Ja, Sie haben uns vorgeworfen, es gebe keine neuen Ideen, erst recht keine Visionen – so war, glaube ich, das Zitat aus Ihrer Rede vorhin, Herr Laumann.

Ich sage Ihnen: Wir haben eine Vision. Wir haben eine Idee, und der gehen wir kontinuierlich nach. Wir werden dieses Land gerechter machen. Wir werden dafür sorgen, dass kein Kind zurückgelassen wird. Und wir werden dafür sorgen, dass in diesem Land endlich eine vorbeugende Politik dafür sorgt, dass Haushalte nachhaltig saniert werden.

(Beifall von der SPD und den GRÜNEN)

Das werden wir tun, auch weiterhin.

Dabei bleiben wir – auch das hat der Finanzminister heute deutlich gemacht – bei unserem Kurs: einem Dreiklang aus Einsparungen, aus notwendigen Investitionen und aus Einnahmensteigerungen. Das haben wir immer gesagt, das werden wir weiter sagen. Und das werden wir auch tun.

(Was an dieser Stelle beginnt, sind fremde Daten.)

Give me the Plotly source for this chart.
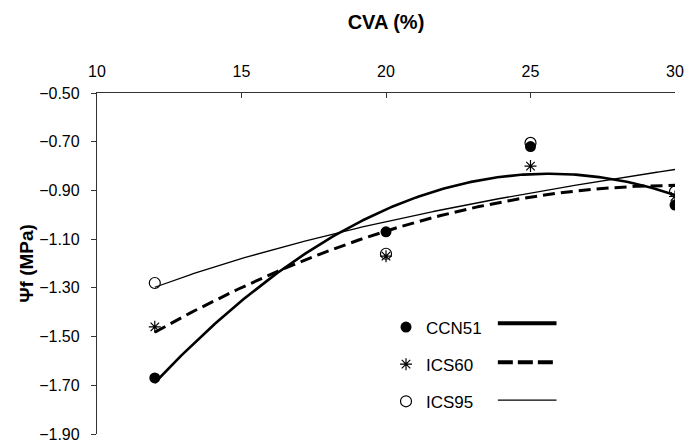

Im Haushalt 2014, über dessen Entwurf wir heute reden, sind strukturelle Einsparungen von 950 Millionen € enthalten. Das ist kein Pappenstiel.

Es sind auch Investitionen im Bildungsbereich darin.

(Zuruf von Karl-Josef Laumann [CDU])

Wir müssen heute die Grundlagen für morgen legen; da sind wir uns einig. Darum investieren wir in Bildung und Betreuung, in Kommunen und in Infrastruktur.

Nehmen wir den U3-Ausbau: Vom Sommer 2010 bis zum Ende dieses Jahres werden wir 712 Millionen € bereitgestellt haben. Wir werden den Ausbau bis 2018 vorantreiben. Dann werden es 1,4 Milliarden € sein, die wir für U3 ausgegeben haben werden.

Wir holen das auf, was liegen geblieben ist, meine Damen und Herren. Das war unsere Aufgabe, und das ist unsere Aufgabe.

(Beifall von der SPD und den GRÜNEN)

Und das deckt sich mit unserer Vision und unserer Zielsetzung. Denn gerade die Investitionen in die frühkindliche Förderung lohnen sich langfristig. Sie sind Basis zusätzlicher Einnahmen für morgen und weniger Reparaturkosten. Eine Präventionsrendite ist kein politisches Wunschdenken, sondern Tatsache.

Das Berlin-Institut für Bevölkerung und Entwicklung hat das im Auftrag – man höre und staune! – der Initiative Neue Soziale Marktwirtschaft – ich sage in Klammern: wahrlich keine rot-grüne Untergliederung – untersucht. Ich zitiere:

„Geringere Transferleistungen, höhere Sozialversicherungsbeiträge und zusätzliche Steuerzahlungen im späteren Erwerbsleben führen dazu, dass der Staat die im Vorschulbereich investierten Gelder fast dreifach zurückbekommt. Investitionen in die frühkindliche Förderung erzielen damit langfristig eine Verzinsung von jährlich über sieben Prozent.“

(Beifall von der SPD und den GRÜNEN)

Und weiter:

„Je früher in die Bildung eines Kindes investiert wird, desto höher sind die Erträge.“

Meine Damen und Herren, dem ist nichts hinzufügen. Wir haben es getan, wir werden es auch weiterhin tun.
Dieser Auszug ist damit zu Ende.